07.31.2017 | Nostalgia

The enduring landscape of nostalgia was on full display in our last presidential campaign with its slogan: Make America Great Again. Americans seem wistful now for some long-ago idea of themselves -- you know, when wars were just, manners were exquisite, marriages endured, honor mattered, and people answered their own damn land-line. An element of elegy often haunts discussions of excellence, quality, and righteousness.

The campaign tapped into a sentiment as old as the ages i.e. the longing for a lost past, the past even of another country or another era. Per the subject article (click: Look Back With Danger), Nietzsche’s eighteenth century teutonic lament was “to go home” to ancient Greece. Homer’s heroic world was that of gods, not of men. One watches “Chariots of Fire” with a nostalgic pang, taken in by the pursuit of excellence and the unambiguous moral lines of 1924 England. The viewer then nods and says, “Just look around, will ya’, nothing but dreck.”
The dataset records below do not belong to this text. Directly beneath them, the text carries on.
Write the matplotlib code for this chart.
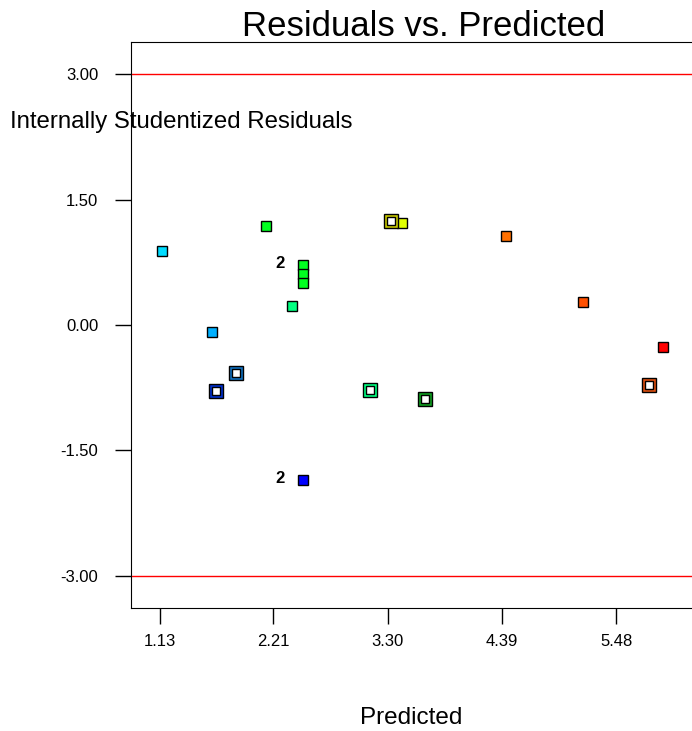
# Residuals vs. Predicted (Design-Expert style diagnostic plot)
import numpy as np
import matplotlib
matplotlib.use("Agg")
import matplotlib.pyplot as plt

plt.rcParams['font.family'] = ['Liberation Sans', 'DejaVu Sans']

# filled points
pred_filled = [1.15, 2.14, 2.49, 2.49, 2.49, 2.39, 1.63, 3.44, 4.43, 5.16, 5.925, 2.49]
resid_filled = [0.885, 1.18, 0.72, 0.61, 0.50, 0.23, -0.08, 1.22, 1.065, 0.275, -0.26, -1.85]
colors_filled = ['#00dcff', '#00ff20', '#00ff20', '#00ff20', '#00ff20', '#00ff80', '#00b0ff',
                 '#e0ff00', '#ff7000', '#ff5000', '#ff0000', '#0000ff']

# open (highlighted) points
pred_open = [1.66, 1.85, 3.13, 3.66, 3.33, 5.79]
resid_open = [-0.79, -0.57, -0.78, -0.89, 1.24, -0.72]
colors_open = ['#0030d0', '#1070c0', '#00ff80', '#10a020', '#c8c800', '#e05010']

# count labels ("2" = two runs at same spot)
count_x = [2.49, 2.49]
count_y = [0.72, -1.85]
count_text = ['2', '2']

xticks = [1.13, 2.21, 3.30, 4.39, 5.48]
yticks = [-3.00, -1.50, 0.00, 1.50, 3.00]
limit = 3.00

fig = plt.figure(figsize=(6.92, 7.31), dpi=100)
ax = fig.add_axes([131 / 692, 1 - 608 / 731, 561 / 692, 566 / 731])

ax.axhline(limit, color='red', lw=1, zorder=1)
ax.axhline(-limit, color='red', lw=1, zorder=1)

for x, y, c in zip(pred_filled, resid_filled, colors_filled):
    ax.plot(x, y, 's', ms=7.5, mfc=c, mec='black', mew=1, zorder=3)

for x, y, c in zip(pred_open, resid_open, colors_open):
    ax.plot(x, y, 's', ms=10.5, mfc=c, mec='black', mew=1, zorder=3)
    ax.plot(x, y, 's', ms=6, mfc='white', mec='black', mew=1, zorder=4)

for x, y, t in zip(count_x, count_y, count_text):
    ax.text(x - 0.22, y + 0.02, t, fontsize=12, ha='center', va='center', fontweight='bold')

ax.set_xlim(0.854, 6.2)
ax.set_ylim(-3.383, 3.383)
ax.set_xticks(xticks)
ax.set_xticklabels(['%.2f' % v for v in xticks], fontsize=12)
ax.set_yticks(yticks)
ax.set_yticklabels(['%.2f' % v for v in yticks], fontsize=12)
ax.tick_params(direction='out', length=11.5, width=1, pad=7)
ax.tick_params(axis='y', pad=12)
ax.spines['right'].set_visible(False)

fig.text(424 / 692, 1 - 27 / 731, 'Residuals vs. Predicted', fontsize=25, ha='center', va='center')
fig.text(10 / 692, 1 - 122 / 731, 'Internally Studentized Residuals', fontsize=17.3, ha='left', va='center')
fig.text(411 / 692, 1 - 718 / 731, 'Predicted', fontsize=17.5, ha='center', va='center')

plt.savefig('out.png', dpi=100)
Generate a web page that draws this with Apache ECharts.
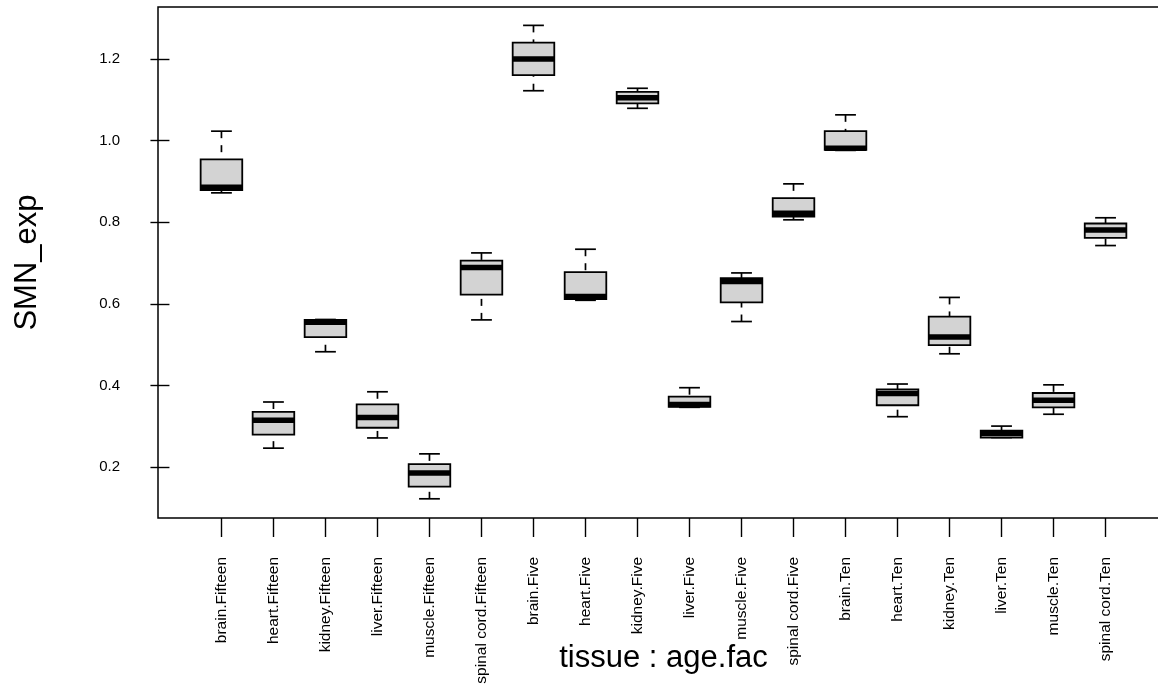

But beware of the nostalgia factor. First, the past is usually selectively attractive — left out are the hardships, violence, and despair of the time — and  is thus “sanitized for your protection.” Second, nostalgic images vastly oversimplify history and its linkage to the present, leaving one with “the shallow mindfulness of children.”

This is especially true of America of today — chaotically hyped with kinetic information and alarming images — more in need of a steady gaze than some cartoon depiction.